The lawsuit, filed last year, accused the pair of taking advantage of the investors’ desire for U.S. residence and fraudulently telling the investors that they could use their influence with the federal government to ensure that the investors would get their green cards and their money back.
The investors went through the EB-5 immigrant investor program to invest in Gulf Coast Funds Management LLC, a limited partnership that loaned money to McAuliffe’s GreenTech Automotive, an electric car company that didn’t perform as promised and eventually went bankrupt.
Under the EB-5 program, foreign nationals can obtain a green card if they invest at least $500,000 in a commercial enterprise that creates 10 U.S. jobs.
“The court’s decision ignores the law. We are confident it will be reversed on appeal,” Scott Abeles of Gerard Fox Law in Washington said in a Sept. 6 email to Bloomberg Law. Attorneys for McAuliffe and Rodham didn’t respond to Bloomberg Law’s request for comment.
In addition to implicating McAuliffe and Rodham, the investment scheme marred the confirmation process for Alejandro Mayorkas to become deputy Homeland Security director with the Obama administration.
Mayorkas had been head of U.S. Citizenship and Immigration Services at the time Gulf Coast applied to become a regional center under the EB-5 program.
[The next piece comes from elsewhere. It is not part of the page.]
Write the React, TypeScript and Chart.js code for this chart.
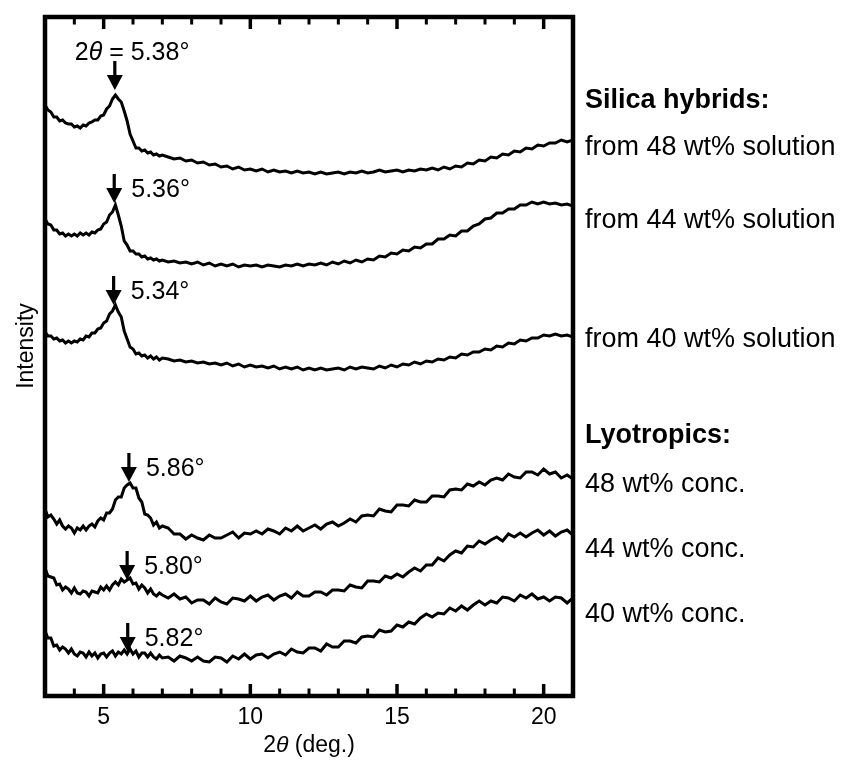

Several Republicans accused him of unduly influencing the agency’s decision to approve Gulf Coast after its application initially had been denied.
The Homeland Security Department’s Office of Inspector General later determined that Mayorkas had created a perception of impropriety.
Regional centers allow investors to pool their money and count indirect job creation toward the EB-5 visa requirements.
The case is Bi v. McAuliffe, 2018 BL 320262, E.D. Va., No. 1:17-cv-01459, 9/5/18.